Infrastructure Protection Bill – Speech by Sylvia Lim

 

(Delivered in Parliament on 2 October 2017)

 

This Bill seeks to protect selected areas and buildings against security risks.  These threats are not merely terrorism-related but include threats from crime and accidents.  It goes without saying that appropriate security measures can safeguard lives and property, and minimize disruptions to essential services. Thus, this Bill should be supported.

Having said that, it should also be borne in mind that we should also not go overboard and have the country in perpetual lock-down mode.   We must be able to go about our daily activities efficiently.  If we cannot live normal lives, the terrorists have already won.

The Bill has several Parts.  While I am in general support of the Bill, I have some queries and concerns to raise.

 

Part 3 Protected Areas & Protected Places

The Bill repeals the current Protected Areas and Protected Places Act, and re-enacts the same provisions but includes some new provisions.  At the same time, the maximum fines for offences have increased drastically, from $1,000 to $20,000.  I assume that this is due to the heightened security environment and also inflation over the years, but I would like Minister’s clarification on this.

Clause 29 introduces a new provision to make it an offence to take photographs or videos of protected areas and protected places.  While it is perfectly reasonable to prohibit such actions inside or above the protected area or protected place, the section makes it an offence to take a photograph or make a recording from outside the protected area and protected place.   Is it reasonable to punish someone taking a picture from outside, when he is standing in a public area, and the photo is simply capturing what is already visible publicly?  Maps available on the internet, such as Google Earth, already show such information publicly anyway.

 

Part 4 Special Developments and Special Infrastructures

This Bill introduces new provisions that certain developments and buildings will be required to have security plans approved by the new Commissioner for Infrastructure Protection.

What constitutes a “special development” or a “special infrastructure”?  According to MHA’s press release dated 11 Sep 2017, and Minister’s speech earlier, these would be buildings which “house essential services, are iconic, or with high human traffic”.   Clause 34 states that the Minister will be the one designating “special developments” and “special infrastructures” that need to comply with the Act.  Could there be further elaboration on the types and extent of buildings that would be designated?  For instance, will all shopping malls be designated?  What about hospitals?  As for HDB estates, Clause 2 of the Act states that Town Councils would be considered owners of common property for the purpose of this Act.  What part of HDB estates would be deemed “special infrastructures”?
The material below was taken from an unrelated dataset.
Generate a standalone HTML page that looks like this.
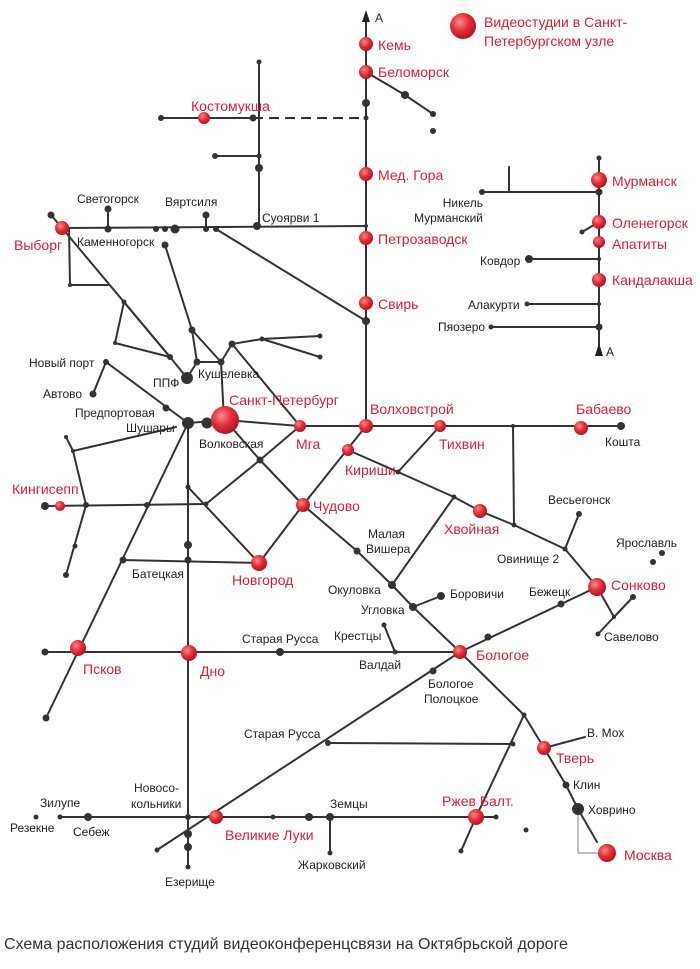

As far as developments are concerned, the intention is to have security embedded into the facility at the design stage.  Clause 35 makes it clear that key structural works cannot commence until the security plan is approved.  From a security management perspective, such early emplacement of security concerns is recommended as it is likely to achieve better outcomes.  At the design stage, security professionals can work with architects, engineers and facility owners to ensure that security features do not disrupt the overall building aesthetics or the facility’s operational needs.

Clauses 33 provides that the security plans must be prepared by a person approved by the Commissioner for Infrastructure Protection in connection with those specified works.  I would like to know whether it is intended that the Commissioner pre-approve a list of security practitioners who would be acceptable, or would the Commissioner be open to case-by-case approvals of security consultants depending on the project or building at hand?  Will the Commissioner accept a security professional who is an employee of the owner or occupier?

Clauses 37 and 44 talk about amendments to approved security plans.  The amendments can be initiated either by the building owner or the Commissioner for Infrastructure Protection.  In other words, after the Commissioner has approved the security plan, he can change his mind some time later and require additional measures to be included.  What if the new measures result in wasted costs e.g. require undoing systems or structures already put in?  It seems that, under Clause 80, the owner has to bear such wasted costs.  Whether Clause 80 is fair will depend on why the amendment to the plan at a later stage was needed.  If the amendment was due to the negligence of the authorities in the first approval, should the owner be forced to bear the additional cost?